What is Business Cycle Fund and should it be in your Portfolio
What is Business Cycle Fund and Should you invest in such
fund. ??
Before we understand Business
Cycle Fund, we must understand in brief what is Business Cycle…
The four stages of the cycle are expansion, peak, contraction, and trough. Factors such as GDP, interest rates, total employment, and consumer spending, can help determine the current stage of the economic cycle.
The classical business cycles
are identified as recurrent, alternating phases of expansion and contraction in
a large number of economic activities.
So by navigating
business cycles accurately, an equity fund can become an all-weather investment
vehicle.
Business Cycle Fund aims to
deploy the business cycle approach to identify economic trends and invest in
sectors and stocks that are likely to outperform.
Historical observation and
analysis of trends shows that there are evidences to suggest that the nature of the
stocks that do well in one cycle changes in another cycle. In expansion cycle,
mid- & small-cap oriented financials, real estate, consumer discretionary,
capital goods and industrials outperformed.

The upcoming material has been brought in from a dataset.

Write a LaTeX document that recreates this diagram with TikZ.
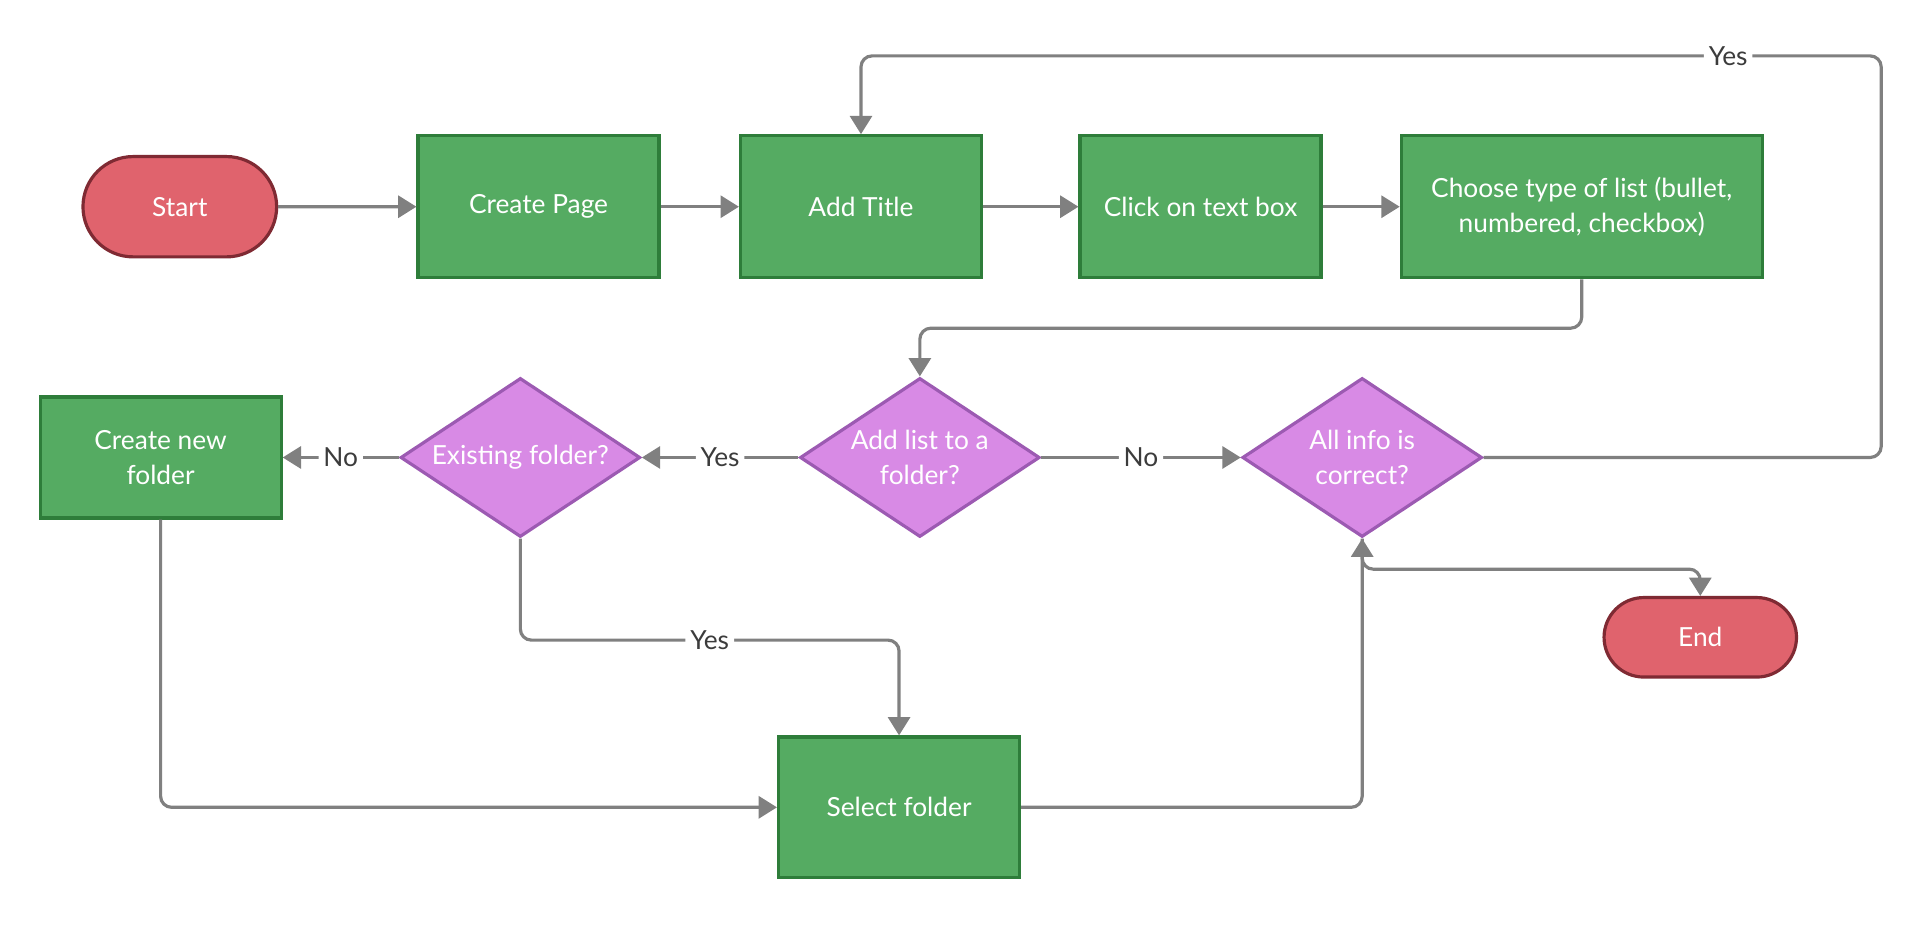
\documentclass[tikz,border=0pt]{standalone}
\usepackage{fontspec}
\setmainfont{Lato}
\usetikzlibrary{
  shapes.geometric, % diamond
  shapes.misc,      % rounded rectangle
  arrows.meta,
  positioning,
  calc
}
\definecolor{boxfill}{HTML}{55AB62}
\definecolor{boxline}{HTML}{2E7D3A}
\definecolor{endfill}{HTML}{E0636D}
\definecolor{endline}{HTML}{7F2A33}
\definecolor{askfill}{HTML}{D88AE5}
\definecolor{askline}{HTML}{9C5AB2}
\definecolor{flowgray}{HTML}{808080}
\definecolor{lbltext}{HTML}{3C3C3C}
\tikzset{
  font=\fontsize{21.5}{29}\selectfont,
  >={Triangle[width=18pt,length=15pt]},
  my box/.style={
    draw=boxline,
    fill=boxfill,
    line width=2.6pt,
    text=white,
    align=center,
    minimum width=197pt,
    minimum height=116pt
  },
  my terminal/.style={
    rounded rectangle,
    draw=endline,
    fill=endfill,
    line width=2.6pt,
    text=white,
    minimum width=165pt
  },
  my question/.style={
    diamond,
    aspect=1.5,
    draw=askline,
    fill=askfill,
    line width=2.6pt,
    text=white,
    align=center,
    inner sep=0pt,
    minimum width=196pt,
    minimum height=130pt
  },
  flow/.style={
    ->,
    draw=flowgray,
    line width=2.6pt,
    rounded corners=9pt
  },
  lbl/.style={
    fill=white,
    text=lbltext,
    inner sep=4pt
  }
}

\begin{document}
\begin{tikzpicture}[x=1pt,y=-1pt]
\useasboundingbox (0,0) rectangle (1568,759);
% top row
\node[my terminal,minimum height=82pt] (start) at (147,169) {Start};
\node[my box] (createpage) [right=113pt of start] {Create Page};
\node[my box] (addtitle) [right=64pt of createpage] {Add Title};
\node[my box] (clicktext) [right=78pt of addtitle] {Click on text box};
\node[my box,minimum width=295pt] (choosetype) [right=63pt of clicktext]
  {Choose type of list (bullet,\\numbered, checkbox)};
% decisions
\node[my question] (addlist) at (752,374) {Add list to a\\folder?};
\node[my question] (existing) [left=128pt of addlist] {Existing folder?};
\node[my box,minimum height=99pt] (newfolder) [left=95pt of existing] {Create new\\folder};
\node[my question] (allinfo) [right=163pt of addlist] {All info is\\correct?};
% bottom
\node[my terminal,minimum width=164pt,minimum height=65pt] (finish) at (1390,521) {End};
\node[my box,minimum height=115pt] (selectfolder) at (735,660) {Select folder};

\path (start) edge[flow] (createpage)
      (createpage) edge[flow] (addtitle)
      (addtitle) edge[flow] (clicktext)
      (clicktext) edge[flow] (choosetype);
\draw[flow] (choosetype.south) -- ++(0,-40pt) -| (addlist.north);
\draw[flow] (addlist) -- node[lbl]{Yes} (existing);
\draw[flow] (existing) -- node[lbl]{No} (newfolder);
\draw[flow] (addlist) -- node[lbl]{No} (allinfo);
\draw[flow] (allinfo.east) -- ++(325pt,0) |- ($(addtitle.north)+(0,64pt)$)
  node[lbl,pos=0.575]{Yes} -- (addtitle.north);
\draw[flow] (existing.south) -- ++(0,-83pt) -| node[lbl,pos=0.25]{Yes} (selectfolder.north);
\draw[flow] (newfolder.south) |- (selectfolder.west);
\draw[flow] (selectfolder.east) -| (allinfo.south);
\draw[flow] (allinfo.south) -- ++(0,-25pt) -| (finish.north);
\end{tikzpicture}
\end{document}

During a slowdown, utilities, pharma, FMCG and IT do well. During recession, large-cap oriented utilities, pharma and FMCG outperform. Autos, metals & mining, large financials and IT do well during recovery phase. So, the business cycle theme investing allows a fund to consider aggressive sector over/under weight calls as compared to other diversified funds across different economic phases.
Business Cycle Fund will
invest at least 75-80 % of the portfolio as per business cycles theme and the
rest in other equities, debt instruments, Gold ETF, REITs and InvITs. The fund
also has the flexibility to go overseas for investments and this can be handy
in a period of domestic recession. During times of global recession or crisis,
the scheme may also look at investing in Gold ETFs as it can provide some
insulation against the downside risk in equity portfolio.
Portfolio
parameters such as market cap allocation and number of stocks in portfolio will
be based on the stage of business cycle. For instance, in a slowdown period,
there will be more large-caps, fewer number of stocks as well as sectors. But
when the economy is expanding and growing rapidly, large-cap allocation would
automatically be lower and the number of stocks would be higher. Portfolio
churn will be a function of the frequency of cycle changes.
In short
Let me
explain in simple language , during pandemic (covid) Pharma and health sector
and IT sector is out performing other sector because of more demand of medicine
and health related item , due to such pandemic Work from Home and online
classes concept has increases giving boost to software making sector (IT)
sector but such scenario may not continue long and due to government
policy development of facilities
/Infrastructure may increase , giving boost to Infrastructure sector and stock
price of cement, steel , metal making
companies may increase . such sector may
also witness boom for 1 year or two then may come the time of Energy sector , Auto sector etc.
The Business
Cycle fund aims to allocate and
REALLOCATE / REBALANCE stocks and
sectors that will outperform during CURRENT BUSINESS CYCLES AND IN CASE OF
GLOBAL RECESSION THE FUND MAY INVEST IN
GOLD ETF etc. giving optimum , all weather proof return on Investment.